Merge pull request #2671 from manics/deploy-dryrun

`deploy.py`: add dry-run option + minor refactor to support future deployments
jupyterhub · Jun 15, 2023 · a09e6ed · a09e6ed
2 parents 6b674c5 + 863b24a
commit a09e6ed
Showing 1 changed file with 77 additions and 39 deletions.
diff --git a/deploy.py b/deploy.py
@@ -33,7 +33,30 @@
 AZURE_RGs = {}
 
 
-def setup_auth_azure(cluster):
+def check_call(cmd, dry_run):
+    """
+    Print a command if dry_run is true, otherwise run it with subprocess.check_call
+    """
+    if dry_run:
+        print("dry-run:", " ".join(cmd))
+    else:
+        subprocess.check_call(cmd)
+
+
+def check_output(cmd, dry_run):
+    """
+    Print a command if dry_run is true, otherwise run it with subprocess.check_output
+    and return decoded output
+    """
+    if dry_run:
+        print("dry-run:", " ".join(cmd))
+        return ""
+    else:
+        out = subprocess.check_output(cmd)
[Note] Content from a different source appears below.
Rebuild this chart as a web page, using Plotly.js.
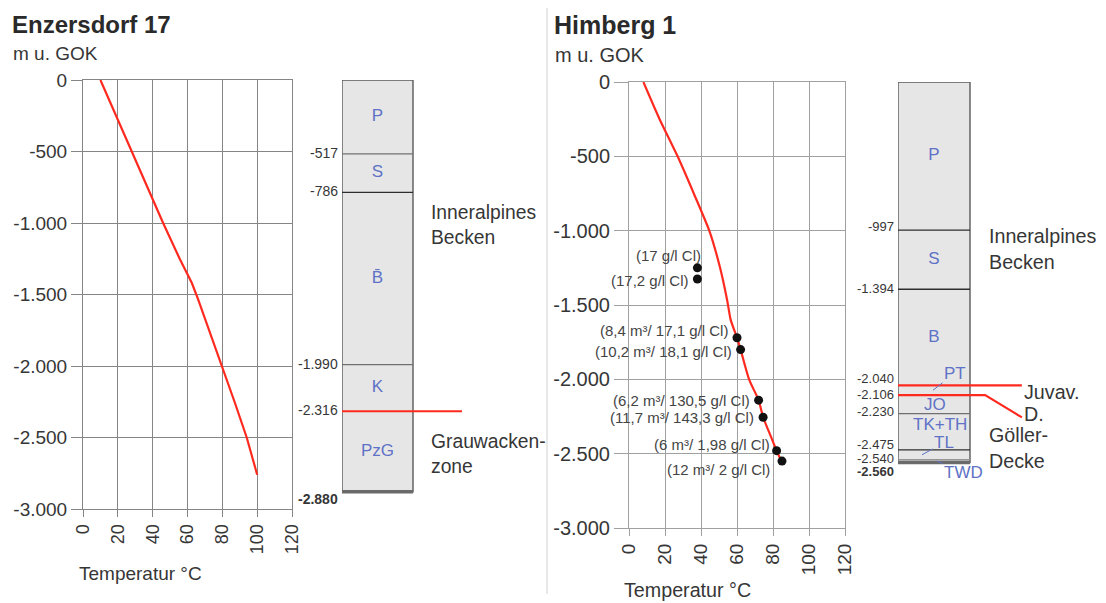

+        return out.decode("utf-8")
+
+
+def setup_auth_azure(cluster, dry_run=False):
     """
     Set up authentication with a k8s cluster on Azure.
     """
@@ -55,7 +78,7 @@ def setup_auth_azure(cluster):
         "--tenant",
         azure["tenant-id"],
     ]
-    subprocess.check_output(login_cmd)
+    check_output(login_cmd, dry_run)
 
     # Set kubeconfig
     creds_cmd = [
@@ -67,11 +90,11 @@ def setup_auth_azure(cluster):
         "--resource-group",
         AZURE_RGs[cluster],
     ]
-    stdout = subprocess.check_output(creds_cmd)
-    print(stdout.decode("utf-8"))
+    stdout = check_output(creds_cmd, dry_run)
+    print(stdout)
 
 
-def setup_auth_ovh(release, cluster):
+def setup_auth_ovh(release, cluster, dry_run=False):
     """
     Set up authentication with 'ovh' K8S from the ovh-kubeconfig.yml
     """
@@ -80,29 +103,30 @@ def setup_auth_ovh(release, cluster):
     ovh_kubeconfig = os.path.join(ABSOLUTE_HERE, "secrets", f"{release}-kubeconfig.yml")
     os.environ["KUBECONFIG"] = ovh_kubeconfig
     print(f"Current KUBECONFIG='{ovh_kubeconfig}'")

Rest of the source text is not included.